Ils apprenaient en même temps à mettre des mots sur leurs pensées, voire même sur certaines de leurs émotions. On a tendance à dire que, souvent, les enfants pleurent ou ont recours à la violence parce qu'ils n'ont pas les mots pour exprimer leurs émotions autrement. Par l'intermédiaire de ces expériences philosophiques, j'ai pu observer des enfants, qui, en lieu et place de stratégies de fuite ou de soumission, en lieu et place de coups ou d'insultes, disposaient d'aptitudes à parler pour essayer de régler leurs différends avec un minimum de violence.

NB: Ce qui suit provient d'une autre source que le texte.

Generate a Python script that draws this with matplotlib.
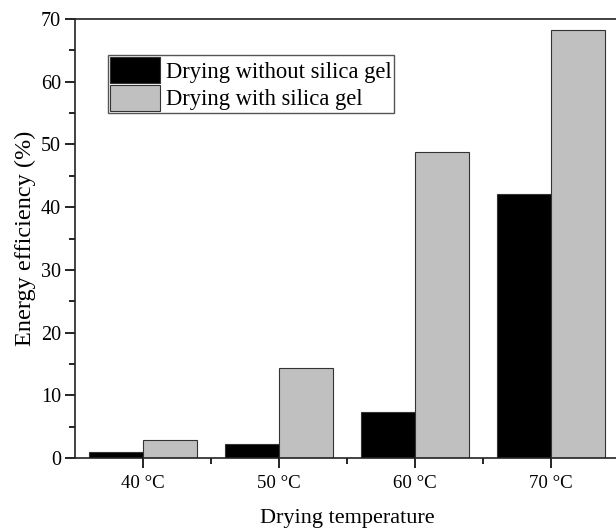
import matplotlib
matplotlib.use('Agg')
import matplotlib.pyplot as plt
from matplotlib.ticker import MultipleLocator
import numpy as np

# Daten
temperaturen = ['40 °C', '50 °C', '60 °C', '70 °C']
ohne_silica = [1.0, 2.2, 7.3, 42.1]
mit_silica = [2.9, 14.4, 48.8, 68.2]

plt.rcParams['font.family'] = ['Liberation Serif', 'DejaVu Serif']

fig = plt.figure(figsize=(6.16, 5.29), dpi=100)
ax = fig.add_axes([0.1218, 0.134, 0.883, 0.830])

x = np.arange(len(temperaturen))
breite = 0.4
ax.bar(x - breite / 2, ohne_silica, breite, color='black', edgecolor='#333333',
       linewidth=0.8, label='Drying without silica gel')
ax.bar(x + breite / 2, mit_silica, breite, color='#c0c0c0', edgecolor='#333333',
       linewidth=0.8, label='Drying with silica gel')

ax.set_xlim(-0.5, len(temperaturen) - 0.5)
ax.set_ylim(0, 70)
ax.set_xticks(x)
ax.set_xticklabels(temperaturen)
ax.set_xticks(x[:-1] + 0.5, minor=True)
ax.yaxis.set_major_locator(MultipleLocator(10))
ax.yaxis.set_minor_locator(MultipleLocator(5))
ax.tick_params(axis='both', which='major', direction='out', length=7, width=1.2)
ax.tick_params(axis='both', which='minor', direction='out', length=4, width=1.2)
ax.tick_params(axis='x', labelsize=13.6, pad=5)
ax.tick_params(axis='y', labelsize=14.5, pad=3)

for s in ax.spines.values():
    s.set_linewidth(1.2)
    s.set_color('#222222')

ax.set_xlabel('Drying temperature', fontsize=16)
ax.set_ylabel('Energy efficiency (%)', fontsize=17.5)
ax.xaxis.set_label_coords(0.5, -0.116)
ax.yaxis.set_label_coords(-0.072, 0.5)

ax.legend(loc='upper left', bbox_to_anchor=(0.0607, 0.918), fontsize=16.3,
          frameon=True, fancybox=False, edgecolor='#555555', framealpha=1,
          handlelength=2.2, handleheight=1.37, handletextpad=0.27,
          borderpad=0.1, labelspacing=0.08, borderaxespad=0)

fig.savefig('out.png', dpi=100)
plt.close(fig)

Ces enfants apprenaient aussi à exprimer leurs désaccords, à accepter de ne pas être systématiquement d'accord avec le dernier qui a parlé ou le plus charismatique du groupe, et même, à prendre du plaisir à participer à une controverse par la parole. C'est tout l'avantage du conflit, que tout pédagogue recherche chez ses élèves pour leur permettre d'entrer dans des dynamiques de dépassement de leurs représentations.

Enfin, ces enfants apprenaient à se sentir vivre, à éprouver quasi-physiologiquement leur existence propre et ainsi, par la succession de ces expériences authentiques, à devenir de plus en plus lucides de vivre, conscients que ce qu'ils sont est précieux, de manière à vivre cette valeur comme une véritable raison pour continuer à vivre avec étonnement.


(1) Le concept de "communauté de recherche philosophique" (CRP) a été approfondi par M. Lipman dans A l'école de la pensée, De Boeck Université, Bruxelles, 1995.

(2) Voir Tozzi M., Penser par soi-même, Chronique Sociale, Lyon, 1996.